_WHAT TO WORK ON_.
Write out the material again word for word, dropping any images it holds.

* begin INFORMATION PROVIDED *

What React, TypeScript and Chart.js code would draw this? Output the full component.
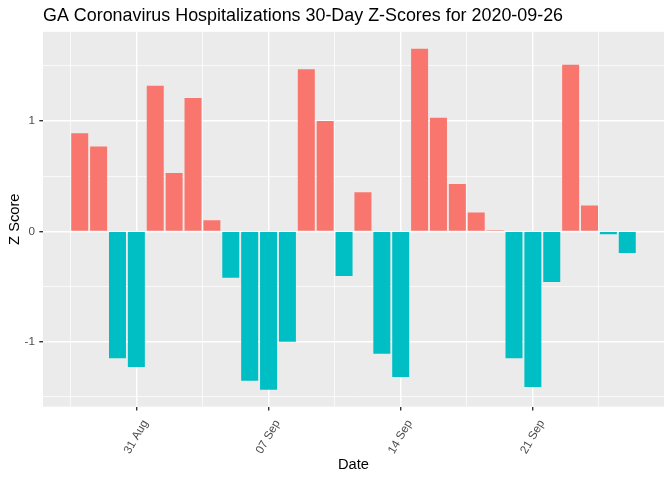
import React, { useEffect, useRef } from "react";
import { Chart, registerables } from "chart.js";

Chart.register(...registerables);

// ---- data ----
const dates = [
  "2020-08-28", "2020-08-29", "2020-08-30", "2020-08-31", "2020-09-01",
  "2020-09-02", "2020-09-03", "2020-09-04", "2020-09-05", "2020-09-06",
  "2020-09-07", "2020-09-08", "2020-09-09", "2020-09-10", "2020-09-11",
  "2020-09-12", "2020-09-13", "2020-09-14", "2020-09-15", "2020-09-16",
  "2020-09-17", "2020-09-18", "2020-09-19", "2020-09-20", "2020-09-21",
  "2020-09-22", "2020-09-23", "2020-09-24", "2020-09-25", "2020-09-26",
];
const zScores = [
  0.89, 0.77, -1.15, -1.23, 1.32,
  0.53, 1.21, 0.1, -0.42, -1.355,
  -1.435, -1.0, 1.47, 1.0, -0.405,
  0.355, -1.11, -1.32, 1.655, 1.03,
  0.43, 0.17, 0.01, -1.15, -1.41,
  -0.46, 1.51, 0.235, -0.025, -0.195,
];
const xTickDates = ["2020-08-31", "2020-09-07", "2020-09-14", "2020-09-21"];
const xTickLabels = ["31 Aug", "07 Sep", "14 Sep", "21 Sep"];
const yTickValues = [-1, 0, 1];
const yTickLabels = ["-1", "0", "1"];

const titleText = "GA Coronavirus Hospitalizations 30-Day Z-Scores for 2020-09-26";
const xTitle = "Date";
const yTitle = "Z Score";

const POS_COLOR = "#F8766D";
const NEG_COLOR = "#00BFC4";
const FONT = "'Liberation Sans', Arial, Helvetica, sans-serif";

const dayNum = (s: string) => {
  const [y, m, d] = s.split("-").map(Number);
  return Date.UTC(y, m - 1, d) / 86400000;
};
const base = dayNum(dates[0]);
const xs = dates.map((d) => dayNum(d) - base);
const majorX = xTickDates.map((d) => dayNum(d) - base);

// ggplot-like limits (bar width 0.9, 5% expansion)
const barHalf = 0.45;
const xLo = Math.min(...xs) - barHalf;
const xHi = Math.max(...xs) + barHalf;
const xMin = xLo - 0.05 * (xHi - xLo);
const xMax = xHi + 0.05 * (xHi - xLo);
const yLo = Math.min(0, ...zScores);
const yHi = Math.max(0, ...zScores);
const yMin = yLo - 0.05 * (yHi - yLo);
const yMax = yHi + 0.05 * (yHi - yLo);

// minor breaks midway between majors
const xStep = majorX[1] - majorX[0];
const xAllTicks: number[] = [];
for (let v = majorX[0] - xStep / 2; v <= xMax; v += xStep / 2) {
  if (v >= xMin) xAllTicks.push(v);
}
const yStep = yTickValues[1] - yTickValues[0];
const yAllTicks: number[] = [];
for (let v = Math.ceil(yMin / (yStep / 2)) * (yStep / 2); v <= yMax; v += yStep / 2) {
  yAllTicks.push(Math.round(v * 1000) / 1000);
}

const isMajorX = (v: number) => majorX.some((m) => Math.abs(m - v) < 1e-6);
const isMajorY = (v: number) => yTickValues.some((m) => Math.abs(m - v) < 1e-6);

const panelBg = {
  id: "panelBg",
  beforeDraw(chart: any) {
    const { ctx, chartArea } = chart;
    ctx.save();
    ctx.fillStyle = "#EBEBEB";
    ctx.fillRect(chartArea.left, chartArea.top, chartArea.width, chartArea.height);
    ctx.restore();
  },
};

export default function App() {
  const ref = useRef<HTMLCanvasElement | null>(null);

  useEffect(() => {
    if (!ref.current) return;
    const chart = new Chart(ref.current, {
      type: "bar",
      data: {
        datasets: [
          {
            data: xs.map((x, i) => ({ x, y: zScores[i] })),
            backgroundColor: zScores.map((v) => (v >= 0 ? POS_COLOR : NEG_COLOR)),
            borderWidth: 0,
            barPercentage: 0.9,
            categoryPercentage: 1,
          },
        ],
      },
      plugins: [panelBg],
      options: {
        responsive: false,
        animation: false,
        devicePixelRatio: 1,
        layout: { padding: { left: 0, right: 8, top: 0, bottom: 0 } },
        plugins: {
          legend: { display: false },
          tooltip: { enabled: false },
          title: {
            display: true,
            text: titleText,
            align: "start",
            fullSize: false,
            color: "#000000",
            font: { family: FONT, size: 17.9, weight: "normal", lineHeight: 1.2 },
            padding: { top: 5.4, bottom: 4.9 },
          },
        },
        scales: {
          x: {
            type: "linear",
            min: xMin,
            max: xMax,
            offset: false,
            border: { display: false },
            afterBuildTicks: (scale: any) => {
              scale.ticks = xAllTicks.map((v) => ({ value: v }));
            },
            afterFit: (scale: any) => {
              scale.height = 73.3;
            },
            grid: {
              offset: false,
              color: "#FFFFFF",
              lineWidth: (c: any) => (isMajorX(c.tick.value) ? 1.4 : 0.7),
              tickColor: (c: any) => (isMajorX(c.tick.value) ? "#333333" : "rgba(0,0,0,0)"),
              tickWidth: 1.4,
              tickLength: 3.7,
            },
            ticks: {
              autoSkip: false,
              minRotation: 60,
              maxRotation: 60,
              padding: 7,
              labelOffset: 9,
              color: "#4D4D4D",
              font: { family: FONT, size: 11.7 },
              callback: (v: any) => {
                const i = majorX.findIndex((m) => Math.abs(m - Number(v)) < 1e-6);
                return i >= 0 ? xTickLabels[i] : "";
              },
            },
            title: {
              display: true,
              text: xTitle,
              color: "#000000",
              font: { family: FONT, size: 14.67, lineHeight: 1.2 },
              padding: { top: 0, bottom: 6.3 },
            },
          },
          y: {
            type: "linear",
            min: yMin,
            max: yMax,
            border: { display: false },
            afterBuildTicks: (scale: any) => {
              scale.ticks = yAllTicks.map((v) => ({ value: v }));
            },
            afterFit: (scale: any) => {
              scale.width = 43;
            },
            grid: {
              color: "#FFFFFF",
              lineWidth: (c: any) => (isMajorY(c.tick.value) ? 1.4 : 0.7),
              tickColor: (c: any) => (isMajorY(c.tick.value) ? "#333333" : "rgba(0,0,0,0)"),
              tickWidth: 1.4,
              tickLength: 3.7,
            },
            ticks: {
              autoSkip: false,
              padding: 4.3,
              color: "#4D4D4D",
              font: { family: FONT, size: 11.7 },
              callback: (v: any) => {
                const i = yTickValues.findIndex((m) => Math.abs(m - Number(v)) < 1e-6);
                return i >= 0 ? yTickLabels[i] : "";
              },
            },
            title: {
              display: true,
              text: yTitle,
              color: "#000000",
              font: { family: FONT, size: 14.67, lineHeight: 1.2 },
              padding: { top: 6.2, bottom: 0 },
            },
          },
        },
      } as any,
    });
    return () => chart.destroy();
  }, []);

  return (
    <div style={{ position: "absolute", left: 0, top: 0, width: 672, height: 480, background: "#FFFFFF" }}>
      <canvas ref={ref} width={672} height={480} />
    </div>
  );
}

* end INFORMATION PROVIDED *

_WORKED ANSWER_.
What React, TypeScript and Chart.js code would draw this? Output the full component.
import React, { useEffect, useRef } from "react";
import { Chart, registerables } from "chart.js";

Chart.register(...registerables);

// ---- data ----
const dates = [
  "2020-08-28", "2020-08-29", "2020-08-30", "2020-08-31", "2020-09-01",
  "2020-09-02", "2020-09-03", "2020-09-04", "2020-09-05", "2020-09-06",
  "2020-09-07", "2020-09-08", "2020-09-09", "2020-09-10", "2020-09-11",
  "2020-09-12", "2020-09-13", "2020-09-14", "2020-09-15", "2020-09-16",
  "2020-09-17", "2020-09-18", "2020-09-19", "2020-09-20", "2020-09-21",
  "2020-09-22", "2020-09-23", "2020-09-24", "2020-09-25", "2020-09-26",
];
const zScores = [
  0.89, 0.77, -1.15, -1.23, 1.32,
  0.53, 1.21, 0.1, -0.42, -1.355,
  -1.435, -1.0, 1.47, 1.0, -0.405,
  0.355, -1.11, -1.32, 1.655, 1.03,
  0.43, 0.17, 0.01, -1.15, -1.41,
  -0.46, 1.51, 0.235, -0.025, -0.195,
];
const xTickDates = ["2020-08-31", "2020-09-07", "2020-09-14", "2020-09-21"];
const xTickLabels = ["31 Aug", "07 Sep", "14 Sep", "21 Sep"];
const yTickValues = [-1, 0, 1];
const yTickLabels = ["-1", "0", "1"];

const titleText = "GA Coronavirus Hospitalizations 30-Day Z-Scores for 2020-09-26";
const xTitle = "Date";
const yTitle = "Z Score";

const POS_COLOR = "#F8766D";
const NEG_COLOR = "#00BFC4";
const FONT = "'Liberation Sans', Arial, Helvetica, sans-serif";

const dayNum = (s: string) => {
  const [y, m, d] = s.split("-").map(Number);
  return Date.UTC(y, m - 1, d) / 86400000;
};
const base = dayNum(dates[0]);
const xs = dates.map((d) => dayNum(d) - base);
const majorX = xTickDates.map((d) => dayNum(d) - base);

// ggplot-like limits (bar width 0.9, 5% expansion)
const barHalf = 0.45;
const xLo = Math.min(...xs) - barHalf;
const xHi = Math.max(...xs) + barHalf;
const xMin = xLo - 0.05 * (xHi - xLo);
const xMax = xHi + 0.05 * (xHi - xLo);
const yLo = Math.min(0, ...zScores);
const yHi = Math.max(0, ...zScores);
const yMin = yLo - 0.05 * (yHi - yLo);
const yMax = yHi + 0.05 * (yHi - yLo);

// minor breaks midway between majors
const xStep = majorX[1] - majorX[0];
const xAllTicks: number[] = [];
for (let v = majorX[0] - xStep / 2; v <= xMax; v += xStep / 2) {
  if (v >= xMin) xAllTicks.push(v);
}
const yStep = yTickValues[1] - yTickValues[0];
const yAllTicks: number[] = [];
for (let v = Math.ceil(yMin / (yStep / 2)) * (yStep / 2); v <= yMax; v += yStep / 2) {
  yAllTicks.push(Math.round(v * 1000) / 1000);
}

const isMajorX = (v: number) => majorX.some((m) => Math.abs(m - v) < 1e-6);
const isMajorY = (v: number) => yTickValues.some((m) => Math.abs(m - v) < 1e-6);

const panelBg = {
  id: "panelBg",
  beforeDraw(chart: any) {
    const { ctx, chartArea } = chart;
    ctx.save();
    ctx.fillStyle = "#EBEBEB";
    ctx.fillRect(chartArea.left, chartArea.top, chartArea.width, chartArea.height);
    ctx.restore();
  },
};

export default function App() {
  const ref = useRef<HTMLCanvasElement | null>(null);

  useEffect(() => {
    if (!ref.current) return;
    const chart = new Chart(ref.current, {
      type: "bar",
      data: {
        datasets: [
          {
            data: xs.map((x, i) => ({ x, y: zScores[i] })),
            backgroundColor: zScores.map((v) => (v >= 0 ? POS_COLOR : NEG_COLOR)),
            borderWidth: 0,
            barPercentage: 0.9,
            categoryPercentage: 1,
          },
        ],
      },
      plugins: [panelBg],
      options: {
        responsive: false,
        animation: false,
        devicePixelRatio: 1,
        layout: { padding: { left: 0, right: 8, top: 0, bottom: 0 } },
        plugins: {
          legend: { display: false },
          tooltip: { enabled: false },
          title: {
            display: true,
            text: titleText,
            align: "start",
            fullSize: false,
            color: "#000000",
            font: { family: FONT, size: 17.9, weight: "normal", lineHeight: 1.2 },
            padding: { top: 5.4, bottom: 4.9 },
          },
        },
        scales: {
          x: {
            type: "linear",
            min: xMin,
            max: xMax,
            offset: false,
            border: { display: false },
            afterBuildTicks: (scale: any) => {
              scale.ticks = xAllTicks.map((v) => ({ value: v }));
            },
            afterFit: (scale: any) => {
              scale.height = 73.3;
            },
            grid: {
              offset: false,
              color: "#FFFFFF",
              lineWidth: (c: any) => (isMajorX(c.tick.value) ? 1.4 : 0.7),
              tickColor: (c: any) => (isMajorX(c.tick.value) ? "#333333" : "rgba(0,0,0,0)"),
              tickWidth: 1.4,
              tickLength: 3.7,
            },
            ticks: {
              autoSkip: false,
              minRotation: 60,
              maxRotation: 60,
              padding: 7,
              labelOffset: 9,
              color: "#4D4D4D",
              font: { family: FONT, size: 11.7 },
              callback: (v: any) => {
                const i = majorX.findIndex((m) => Math.abs(m - Number(v)) < 1e-6);
                return i >= 0 ? xTickLabels[i] : "";
              },
            },
            title: {
              display: true,
              text: xTitle,
              color: "#000000",
              font: { family: FONT, size: 14.67, lineHeight: 1.2 },
              padding: { top: 0, bottom: 6.3 },
            },
          },
          y: {
            type: "linear",
            min: yMin,
            max: yMax,
            border: { display: false },
            afterBuildTicks: (scale: any) => {
              scale.ticks = yAllTicks.map((v) => ({ value: v }));
            },
            afterFit: (scale: any) => {
              scale.width = 43;
            },
            grid: {
              color: "#FFFFFF",
              lineWidth: (c: any) => (isMajorY(c.tick.value) ? 1.4 : 0.7),
              tickColor: (c: any) => (isMajorY(c.tick.value) ? "#333333" : "rgba(0,0,0,0)"),
              tickWidth: 1.4,
              tickLength: 3.7,
            },
            ticks: {
              autoSkip: false,
              padding: 4.3,
              color: "#4D4D4D",
              font: { family: FONT, size: 11.7 },
              callback: (v: any) => {
                const i = yTickValues.findIndex((m) => Math.abs(m - Number(v)) < 1e-6);
                return i >= 0 ? yTickLabels[i] : "";
              },
            },
            title: {
              display: true,
              text: yTitle,
              color: "#000000",
              font: { family: FONT, size: 14.67, lineHeight: 1.2 },
              padding: { top: 6.2, bottom: 0 },
            },
          },
        },
      } as any,
    });
    return () => chart.destroy();
  }, []);

  return (
    <div style={{ position: "absolute", left: 0, top: 0, width: 672, height: 480, background: "#FFFFFF" }}>
      <canvas ref={ref} width={672} height={480} />
    </div>
  );
}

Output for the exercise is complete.